Exercise goal
Retype word for word the first line of the listing and each line after it up to the line with "import pandas as pd", with the pictures taken out.

— Start of Dataset content —

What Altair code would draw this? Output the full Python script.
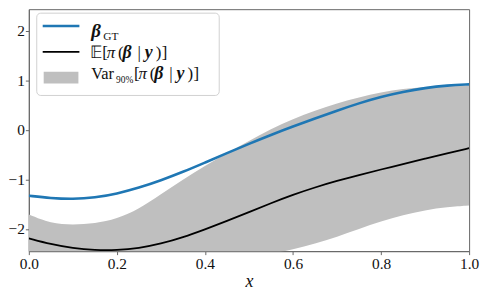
import altair as alt
import pandas as pd

xs = [0.00, 0.05, 0.10, 0.15, 0.20, 0.25, 0.30, 0.35, 0.40, 0.45, 0.50,
      0.55, 0.60, 0.65, 0.70, 0.75, 0.80, 0.85, 0.90, 0.95, 1.00]
beta_gt = [-1.33, -1.38, -1.40, -1.37, -1.29, -1.17, -1.02, -0.85, -0.66, -0.47, -0.28,
           -0.10, 0.07, 0.23, 0.39, 0.54, 0.67, 0.77, 0.85, 0.90, 0.92]
post_mean = [-2.19, -2.31, -2.39, -2.43, -2.43, -2.39, -2.30, -2.17, -2.01, -1.84, -1.66,
             -1.48, -1.31, -1.16, -1.03, -0.91, -0.80, -0.69, -0.58, -0.47, -0.37]
band_upper = [-1.71, -1.89, -1.92, -1.89, -1.80, -1.60, -1.30, -1.00, -0.73, -0.47, -0.22,
              0.02, 0.22, 0.39, 0.54, 0.66, 0.76, 0.83, 0.87, 0.89, 0.90]
band_lower = [-2.75, -2.95, -3.05, -3.10, -3.10, -3.05, -2.95, -2.85, -2.75, -2.65, -2.57,
              -2.50, -2.42, -2.30, -2.16, -2.00, -1.85, -1.72, -1.62, -1.56, -1.53]
x_ticks = [0.0, 0.2, 0.4, 0.6, 0.8, 1.0]
y_ticks = [-2, -1, 0, 1, 2]

df = pd.DataFrame({"x": xs, "gt": beta_gt, "mean": post_mean,
                   "lo": band_lower, "hi": band_upper})

SERIF = "Liberation Serif"
FRAME = "#666666"
INK = "#111111"

xenc = alt.X("x:Q", scale=alt.Scale(domain=[0, 1], nice=False),
             axis=alt.Axis(values=x_ticks, format=".1f", title="x", labelFlush=False,
                           labelFont=SERIF, titleFont=SERIF,
                           titleFontStyle="italic", titleFontWeight="normal",
                           titleFontSize=18, titlePadding=1))
yscale = alt.Scale(domain=[-2.45, 2.44], nice=False)
yaxis = alt.Axis(values=y_ticks, format="d", title=None, labelFont=SERIF,
                 labelFlush=False, labelPadding=1)

base = alt.Chart(df)
band = base.mark_area(color="#bfbfbf", opacity=1, clip=True, interpolate="basis").encode(
    x=xenc, y=alt.Y("lo:Q", scale=yscale, axis=yaxis), y2="hi:Q")
mean_line = base.mark_line(color="black", strokeWidth=1.8, clip=True, interpolate="basis").encode(
    x="x:Q", y=alt.Y("mean:Q", scale=yscale))
gt_line = base.mark_line(color="#1f77b4", strokeWidth=2.6, clip=True, interpolate="basis").encode(
    x="x:Q", y=alt.Y("gt:Q", scale=yscale))

one = alt.Data(values=[{"k": 1}])
leg = alt.Chart(one)
box = leg.mark_rect(fill="white", fillOpacity=0.8, stroke="#d0d0d0", strokeWidth=1,
                    cornerRadius=4).encode(
    x=alt.value(8), x2=alt.value(192), y=alt.value(4), y2=alt.value(87))
l1 = leg.mark_rule(color="#1f77b4", strokeWidth=2.6).encode(
    x=alt.value(14), x2=alt.value(51), y=alt.value(17))
l2 = leg.mark_rule(color="black", strokeWidth=1.8).encode(
    x=alt.value(14), x2=alt.value(51), y=alt.value(43))
l3 = leg.mark_rect(color="#bfbfbf").encode(
    x=alt.value(15), x2=alt.value(50), y=alt.value(63), y2=alt.value(75))

def txt(s, x, y, size=17, style="normal", weight="normal"):
    return leg.mark_text(align="left", baseline="alphabetic", font=SERIF, fontSize=size,
                         fontStyle=style, fontWeight=weight, color=INK).encode(
        x=alt.value(x), y=alt.value(y), text=alt.value(s))

def expr_row(x0, y):
    # "[π (β | y)]" drawn glyph by glyph
    return [
        txt("[", x0, y),
        txt("π", x0 + 4.5, y, style="italic"),
        txt("(", x0 + 16, y),
        txt("β", x0 + 20.5, y, size=18, style="italic", weight="bold"),
        txt("|", x0 + 35.5, y),
        txt("y", x0 + 43, y, size=18, style="italic", weight="bold"),
        txt(")", x0 + 54, y),
        txt("]", x0 + 60, y),
    ]

texts = [
    txt("β", 63, 28, size=19, style="italic", weight="bold"),
    txt("GT", 75, 31, size=11.5),
    txt("𝔼", 62, 49),
    txt("Var", 63, 70, size=16.5),
    txt("90%", 88, 74, size=9.5),
]
texts += expr_row(74, 49)
texts += expr_row(106, 70)

chart = alt.layer(band, mean_line, gt_line, box, l1, l2, l3, *texts).properties(
    width=444, height=244,
    autosize=alt.AutoSizeParams(type="none"),
    padding={"left": 21, "top": 0, "right": 12, "bottom": 40},
).configure_view(stroke=FRAME, strokeWidth=1).configure_axis(
    labelFont=SERIF, titleFont=SERIF, labelFontSize=15.5, labelColor=INK,
    domainColor=FRAME, tickColor=FRAME, tickSize=3.5, grid=False, labelPadding=2,
    titleColor=INK
)

chart.save("out.html", embed_options={"renderer": "svg", "actions": False})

— End of Dataset content —

Expected answer
What Altair code would draw this? Output the full Python script.
import altair as alt
import pandas as pd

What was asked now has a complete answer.